### Stated problem:
Pull out every line below holding the word "matplotlib".
--- begin Source data ---
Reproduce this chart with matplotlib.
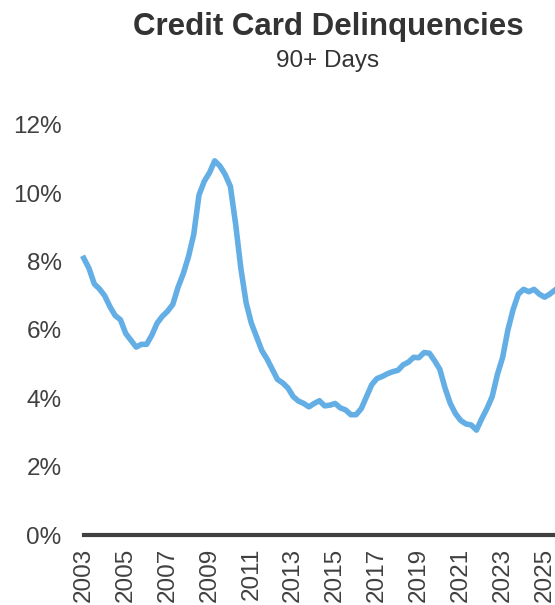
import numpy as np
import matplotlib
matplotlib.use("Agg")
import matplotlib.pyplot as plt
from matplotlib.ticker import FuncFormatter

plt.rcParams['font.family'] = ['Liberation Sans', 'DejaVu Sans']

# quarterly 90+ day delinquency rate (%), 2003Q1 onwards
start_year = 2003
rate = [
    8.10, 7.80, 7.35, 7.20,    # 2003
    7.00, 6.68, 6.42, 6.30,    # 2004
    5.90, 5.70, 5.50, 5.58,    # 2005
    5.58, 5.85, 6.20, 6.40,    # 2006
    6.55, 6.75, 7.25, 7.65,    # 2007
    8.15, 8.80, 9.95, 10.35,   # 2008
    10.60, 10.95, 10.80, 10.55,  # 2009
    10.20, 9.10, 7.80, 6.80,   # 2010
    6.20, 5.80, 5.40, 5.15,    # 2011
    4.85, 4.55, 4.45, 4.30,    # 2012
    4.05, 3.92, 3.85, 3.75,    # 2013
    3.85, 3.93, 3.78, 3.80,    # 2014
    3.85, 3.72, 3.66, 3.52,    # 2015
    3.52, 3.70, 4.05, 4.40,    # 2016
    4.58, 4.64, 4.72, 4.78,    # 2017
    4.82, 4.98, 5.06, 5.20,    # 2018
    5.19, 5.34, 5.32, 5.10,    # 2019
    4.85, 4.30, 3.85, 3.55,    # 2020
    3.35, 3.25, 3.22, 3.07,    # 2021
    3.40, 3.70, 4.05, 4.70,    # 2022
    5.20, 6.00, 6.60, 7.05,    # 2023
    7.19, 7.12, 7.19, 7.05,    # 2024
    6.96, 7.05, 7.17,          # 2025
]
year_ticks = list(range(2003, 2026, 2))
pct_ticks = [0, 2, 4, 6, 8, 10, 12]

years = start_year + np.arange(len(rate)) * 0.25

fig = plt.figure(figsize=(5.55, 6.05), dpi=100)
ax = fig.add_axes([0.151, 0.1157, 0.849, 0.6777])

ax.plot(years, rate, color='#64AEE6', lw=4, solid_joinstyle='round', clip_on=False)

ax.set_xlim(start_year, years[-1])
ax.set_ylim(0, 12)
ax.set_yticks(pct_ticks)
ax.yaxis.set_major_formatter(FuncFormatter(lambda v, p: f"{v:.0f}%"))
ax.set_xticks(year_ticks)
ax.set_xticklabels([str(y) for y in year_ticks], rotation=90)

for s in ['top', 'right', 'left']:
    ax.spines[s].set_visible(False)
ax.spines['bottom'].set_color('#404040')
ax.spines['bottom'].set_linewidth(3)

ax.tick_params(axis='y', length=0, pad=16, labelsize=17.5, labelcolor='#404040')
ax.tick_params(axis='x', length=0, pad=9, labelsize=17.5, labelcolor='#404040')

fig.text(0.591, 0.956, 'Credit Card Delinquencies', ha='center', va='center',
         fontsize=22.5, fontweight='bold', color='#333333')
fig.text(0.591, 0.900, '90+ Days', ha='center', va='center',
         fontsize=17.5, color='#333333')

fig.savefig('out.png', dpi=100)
--- end Source data ---
### Full answer:
Reproduce this chart with matplotlib.
import matplotlib
matplotlib.use("Agg")
import matplotlib.pyplot as plt
from matplotlib.ticker import FuncFormatter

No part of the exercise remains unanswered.